Subtracting utilisation at first time

The following produces the same results as above, but instead of finding the first utilisation by means of LAG, it finds the utilisation value at the first time.

-- Calculate single total data used as the difference between the last
-- utilisation and the utilisation at first time.
-- This uses the first time to determine the first utilisation.
-- If utilisation is always increasing, calculation of the first time
-- is unnecessary, see the other script.

WITH first_time AS (
    -- Get the first time for each machine_id
    SELECT
        machine_id,
        min(tyd) AS min_tyd
    FROM hardware
    WHERE
        -- $__unixEpochFilter(time) AND
        component = 'network'
    GROUP BY machine_id 
), first_util AS (
    -- Get the utilisation corresponding to the first time
    SELECT
        h.machine_id,
        h.utilisation
    FROM hardware h
    JOIN first_time f ON f.machine_id = h.machine_id AND f.min_tyd = h.tyd
)
-- For each row the running utilisation can now be calculated as the difference
-- of the row's utilisation - first utilisation.
SELECT 
    h.tyd, 
    h.machine_id,
    h.utilisation,
    fu.utilisation AS first_util, -- Only for troubleshooting
    max(h.utilisation - fu.utilisation) AS DataUsed
FROM hardware h
JOIN first_util fu ON fu.machine_id = h.machine_id
GROUP BY machine_id
ORDER BY h.machine_id, h.tyd, h.utilisation

Subtracting minimum utilisation

If the utilisation value is always increasing, the above script can be simplified by removing the time calculation and simply subtracting the first utilisation from the last one.
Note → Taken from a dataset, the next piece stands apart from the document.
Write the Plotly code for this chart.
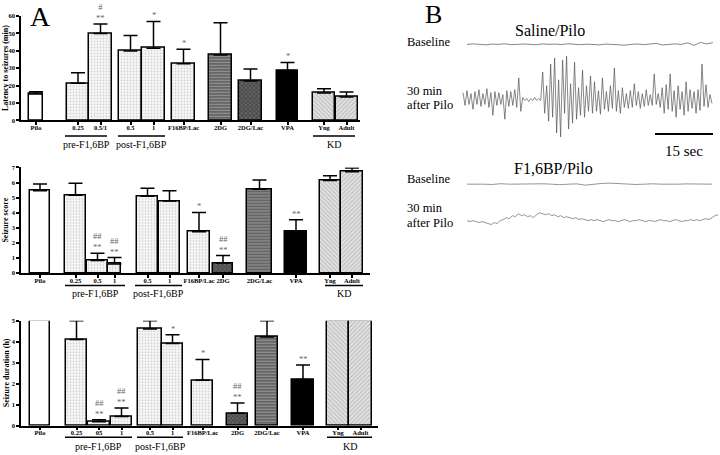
import plotly.graph_objects as go
import numpy as np

# ---------------- DATA ----------------
lat_labels = ["Pilo", "0.25", "0.5/1", "0.5", "1", "F16BP/Lac", "2DG", "2DG/Lac", "VPA", "Yng", "Adult"]
lat_mean = [15.2, 21.3, 49.8, 39.9, 41.4, 32.5, 37.6, 22.6, 28.6, 15.8, 13.5]
lat_err = [1.3, 6.0, 5.5, 8.8, 15.4, 8.3, 18.4, 6.9, 4.7, 2.4, 2.9]
lat_sig = ["", "", "#<br>**", "", "*", "*", "", "", "*", "", ""]

score_labels = ["Pilo", "0.25", "0.5", "1", "0.5", "1", "F16BP/Lac", "2DG", "2DG/Lac", "VPA", "Yng", "Adult"]
score_mean = [5.45, 5.15, 0.83, 0.61, 5.1, 4.78, 2.74, 0.67, 5.55, 2.78, 6.13, 6.72]
score_err = [0.45, 0.8, 0.48, 0.42, 0.52, 0.68, 1.28, 0.49, 0.62, 0.75, 0.32, 0.25]
score_sig = ["", "", "##<br>**", "##<br>**", "", "", "*", "##<br>**", "", "**", "", ""]

dur_labels = ["Pilo", "0.25", "05", "1", "0.5", "1", "F16BP/Lac", "2DG", "2DG/Lac", "VPA", "Yng", "Adult"]
dur_mean = [5.0, 4.11, 0.19, 0.44, 4.61, 3.92, 2.16, 0.59, 4.22, 2.2, 5.0, 5.0]
dur_err = [0.0, 0.89, 0.09, 0.4, 0.39, 0.41, 1.0, 0.49, 0.78, 0.69, 0.0, 0.0]
dur_sig = ["", "", "##<br>**", "##<br>**", "", "*", "*", "##<br>**", "", "**", "", ""]

# EEG traces (deflection, arbitrary units ~ px, positive = up)
saline_base = [0, 0.5, 0, -0.5, 0.3, 0, 0.6, -0.3, 0, 0.4, 0, -0.4, 0.5, 0, 0.3, -0.2, 0.6, 0, -0.3, 0.2,
               0, -0.5, 0.3, 0, 0.2, -0.8, 0, 0.4, -0.3, 0, 1, -0.6, 0, 0.5, 0, 1.5, -1, 2, 0.5, 1.8]
saline_30 = [7, -6, 9, -5, 6, -10, 8, -5, 10, -7, 6, -5, 11, -8, 7, -16, 8, -6, 7, -5, 5, -20, 9, -7, 8, -6, 10, -8,
             22, -12,
             2, -1, 1, -2, 1, -1, 2, -1, 1, -1,
             28, -14,
             14, -22, 36, -18, 42, -34, 20, -38, 40, -14, 44, -30, 16, -24, 38, -20, 12, -16, 30, -18, 14, -12, 24, -14,
             18, -12, 9, -15, 22, -10, 8, -12, 14, -9,
             32, -12, 9, -14, 12, -8, 6, -9,
             9, -8, 16, -6, 8, -9, 6, -7, 10, -6, 5, -6, 26, -5, 6, -8,
             12, -14, 15, -10, 26, -12, 9, -18, 14, -10, 8, -16, 18, -12, 10, -9, 8, -14, 10, -11, 36, -7, 15, -8, 5, -4]
f16_base = [0, 0.3, 0, -0.3, 0.5, 0, 0.2, -0.2, 0, 0.4, 0, -0.5, 0, 0.3, -1, 0, 0.8, 1, 0.5, 0,
            -0.3, 0, 0.4, 0, -0.2, 0, 0.3, 0, -0.2, 0]
f16_30 = [0, -1, 0, -1, -2, -1, -2, -3, -4, -2, -3, 0, 1, 3, 2, 5, 4, 7, 5, 6, 4, 5, 3, 6, 8, 7, 6, 7, 5, 6, 4, 5, 3, 4, 3, 2,
          3, 1, 2, 1, 0, 1, 0, 1, 0, -1, 0, 1, 0, 0, -1, 0, 1, 0, -1, 0, 0, 1, 0, -1, 0, 0, -1, 0, 1, 0, 0, -1, 0, 1,
          0, -1, 0, 0, 1, 0, 1, 0, 1, 2, 1, 3, 5, 6]

# ---------------- LAYOUT CONSTANTS ----------------
W, H = 720, 455
SERIF = "Liberation Serif"

lat_pos = [36, 78, 100.5, 130.5, 153.5, 183.5, 220.5, 250.5, 287.5, 324, 346.5]
lat_w = [14, 22, 23, 23, 23, 23, 23, 23, 21, 22, 22]
lat_sty = ["open", "dot", "dot", "dot", "dot", "dot", "hline", "check", "solid", "kd1", "kd2"]

score_pos = [40, 75.5, 97.5, 114.5, 147.5, 169.5, 199, 223, 259.5, 296, 330, 352]
score_w = [20, 21, 21, 13, 21, 21, 22, 20, 25, 22, 21, 22]
score_sty = ["open", "dot", "dot", "dot", "dot", "dot", "dot", "check", "hline", "solid", "kd1", "kd2"]

dur_pos = [40, 76.5, 99, 121.5, 150, 172.5, 202.5, 237.5, 267, 303, 338, 360.5]
dur_w = [20, 21, 22, 21, 24, 21, 21, 21, 22, 22, 22, 23]
dur_sty = ["open", "dot", "dot", "dot", "dot", "dot", "dot", "check", "hline", "solid", "kd1", "kd2"]

STY = {
    "open": dict(color="white", shape="", fg="white", sol=0.3),
    "dot": dict(color="#f6f6f6", shape=".", fg="#9e9e9e", sol=0.25),
    "hline": dict(color="#666666", shape="-", fg="#c8c8c8", sol=0.35),
    "check": dict(color="#4a4a4a", shape="x", fg="#a8a8a8", sol=0.35),
    "solid": dict(color="black", shape="", fg="black", sol=0.3),
    "kd1": dict(color="#e2e2e2", shape="\\", fg="#8a8a8a", sol=0.3),
    "kd2": dict(color="#e2e2e2", shape="/", fg="#8a8a8a", sol=0.3),
}

def py(p):
    return 1 - p / H

fig = go.Figure()
annotations = []
shapes = []

panels = [
    (lat_labels, lat_mean, lat_err, lat_sig, lat_pos, lat_w, lat_sty, "", 118.3, 12.0, 60, 10, 360,
     "Latency to seizures (min)", 65, 134, 143,
     [("pre-F1,6BP", 65, 107), ("post-F1,6BP", 118, 165), ("KD", 313, 355)]),
    (score_labels, score_mean, score_err, score_sig, score_pos, score_w, score_sty, "2", 273.3, 166.0, 7, 1, 370,
     "Seizure score", 220, 286, 294,
     [("pre-F1,6BP", 65, 125), ("post-F1,6BP", 135, 182), ("KD", 325, 363)]),
    (dur_labels, dur_mean, dur_err, dur_sig, dur_pos, dur_w, dur_sty, "3", 428.3, 321.7, 5, 1, 378,
     "Seizure duration (h)", 375, 440, 449,
     [("pre-F1,6BP", 65, 132), ("post-F1,6BP", 137, 183), ("KD", 327, 372)]),
]

axis_common = dict(showline=True, linecolor="black", linewidth=1.5, ticks="outside", ticklen=3,
                   tickwidth=1.5, tickcolor="black", showgrid=False, zeroline=False)

for (labels, mean, err, sig, pos, wid, sty, sfx, y0px, ytpx, ymax, dtick, xend,
     ytitle, ytitle_y, line_y, grp_y, groups) in panels:
    xa = "x" + sfx
    ya = "y" + sfx
    for xi, m, e, w, s in zip(pos, mean, err, wid, sty):
        st = STY[s]
        fig.add_trace(go.Bar(
            x=[xi], y=[m], width=[w], xaxis=xa, yaxis=ya,
            marker=dict(
                color=st["color"],
                line=dict(color="black", width=1.5),
                pattern=dict(shape=st["shape"], fgcolor=st["fg"], size=3, solidity=st["sol"],
                             fillmode="overlay"),
            ),
            error_y=dict(type="data", symmetric=False, array=[e], arrayminus=[0],
                         color="black", thickness=1.5, width=7, visible=e > 0),
            showlegend=False, hoverinfo="skip",
        ))
    layout_x = dict(axis_common, domain=[21 / W, xend / W], range=[21, xend], anchor=ya,
                    tickvals=pos, ticktext=labels, tickangle=0, ticklabelstandoff=-3,
                    tickfont=dict(family=SERIF, size=6.5, color="black", weight="bold"))
    layout_y = dict(axis_common, domain=[py(y0px), py(ytpx)], range=[0, ymax], anchor=xa,
                    dtick=dtick, tick0=0,
                    tickfont=dict(family=SERIF, size=6.5, color="black", weight="bold"))
    fig.update_layout(**{("xaxis" + sfx): layout_x, ("yaxis" + sfx): layout_y})

    for xi, m, e, s in zip(pos, mean, err, sig):
        if s:
            annotations.append(dict(x=xi, y=m + e, xref=xa, yref=ya, text=s, showarrow=False,
                                    xanchor="center", yanchor="bottom", yshift=-1,
                                    font=dict(family=SERIF, size=8.5, color="#666666"),
                                    align="center"))
    annotations.append(dict(x=6 / W, y=py(ytitle_y), xref="paper", yref="paper", text=ytitle,
                            textangle=-90, showarrow=False, xanchor="center", yanchor="middle",
                            font=dict(family=SERIF, size=8, color="black", weight="bold")))
    for name, a, b in groups:
        shapes.append(dict(type="line", xref=xa, yref="paper", x0=a, x1=b, y0=py(line_y), y1=py(line_y),
                           line=dict(color="black", width=1.5)))
        annotations.append(dict(x=(a + b) / 2, y=py(grp_y), xref=xa, yref="paper", text=name,
                                showarrow=False, xanchor="center", yanchor="middle",
                                font=dict(family=SERIF, size=10, color="black")))

annotations.append(dict(x=40 / W, y=py(13), xref="paper", yref="paper", text="A", showarrow=False,
                        xanchor="center", yanchor="middle",
                        font=dict(family=SERIF, size=28, color="black")))

# ---------------- PANEL B ----------------
def eeg(vals, x0, x1, yc, width=0.7, color="#555"):
    xs = np.linspace(x0, x1, len(vals))
    ys = [yc - v for v in vals]
    fig.add_trace(go.Scatter(x=xs, y=ys, mode="lines", xaxis="x4", yaxis="y4",
                             line=dict(color=color, width=width), showlegend=False, hoverinfo="skip"))

eeg(saline_base, 467, 713, 41, 0.9, "#777")
eeg(saline_30, 463, 712, 97, 0.7, "#555")
eeg(f16_base, 467, 712, 183, 0.9, "#888")
eeg(f16_30, 467, 718, 220, 0.9, "#888")

fig.update_layout(
    xaxis4=dict(domain=[0.5, 1], range=[360, 720], visible=False, anchor="y4"),
    yaxis4=dict(domain=[0, 1], range=[455, 0], visible=False, anchor="x4"),
)
shapes.append(dict(type="line", xref="x4", yref="y4", x0=655, x1=713, y0=132, y1=132,
                   line=dict(color="black", width=2)))

def btext(x, y, t, size, anchor="left"):
    annotations.append(dict(x=x, y=y, xref="x4", yref="y4", text=t, showarrow=False, xanchor=anchor,
                            yanchor="middle", font=dict(family=SERIF, size=size, color="black")))

btext(433, 11, "B", 26, "center")
btext(550, 27, "Saline/Pilo", 16, "center")
btext(405, 39, "Baseline", 12.5)
btext(405, 88, "30 min", 12.5)
btext(405, 103, "after Pilo", 12.5)
btext(684, 149, "15 sec", 15, "center")
btext(553, 167, "F1,6BP/Pilo", 16, "center")
btext(405, 178, "Baseline", 12.5)
btext(405, 207, "30 min", 12.5)
btext(405, 222, "after Pilo", 12.5)

fig.update_layout(
    width=W, height=H, margin=dict(l=0, r=0, t=0, b=0),
    paper_bgcolor="white", plot_bgcolor="rgba(0,0,0,0)",
    annotations=annotations, shapes=shapes, bargap=0, barmode="overlay",
)

fig.write_html("out.html", config={"displayModeBar": False},
               post_script="document.body.style.margin='0px';")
-- Calculate the single total data used as the difference between the last
-- and the first (lowest) utilisation for each machine_id.
-- This assumes that utilisation always increases as time passes.

WITH first_util AS (
    -- Get the lowest utilisation for each machine_id
    SELECT
        machine_id,
        min(utilisation) AS min_util
    FROM hardware
    WHERE
        -- $__unixEpochFilter(time) AND
        component = 'network'
    GROUP BY machine_id 
)
-- For each row the running utilisation can now be calculated as the difference
-- of the row's utilisation - first utilisation.
SELECT 
    h.tyd, 
    h.machine_id,
    h.utilisation,
    fu.min_util, -- Only for troubleshooting
    max(h.utilisation - fu.min_util) AS DataUsed
FROM hardware h
JOIN first_util fu ON fu.machine_id = h.machine_id
GROUP BY machine_id
ORDER BY h.machine_id, h.tyd, h.utilisation

Bonus - running total

The above two scripts collapse the results into a single value to obtain the total data usage. To get a running total of the data usage, the max() and ORDER BY can simply be removed:

-- Calculate running total of data used minus the lowest utilisation.
-- This assumes that utilisation always increases as time passes.

WITH first_util AS (
    -- Get the first (lowest) utilisation for each machine_id
    SELECT
        machine_id,
        min(utilisation) as min_util
    FROM hardware
    WHERE
        -- $__unixEpochFilter(time) AND
        component = 'network'
    GROUP BY machine_id 
)
-- For each row the running utilisation can now be calculated as the difference
-- of the row's utilisation - first utilisation.
SELECT 
    h.tyd, 
    h.machine_id,
    h.utilisation,
    fu.min_util, -- Only for troubleshooting
    h.utilisation - fu.min_util AS DataUsed
FROM hardware h
JOIN first_util fu ON fu.machine_id = h.machine_id
ORDER BY h.machine_id, h.tyd, h.utilisation

PS. Thanks to my wife for helping me out with the above SQL.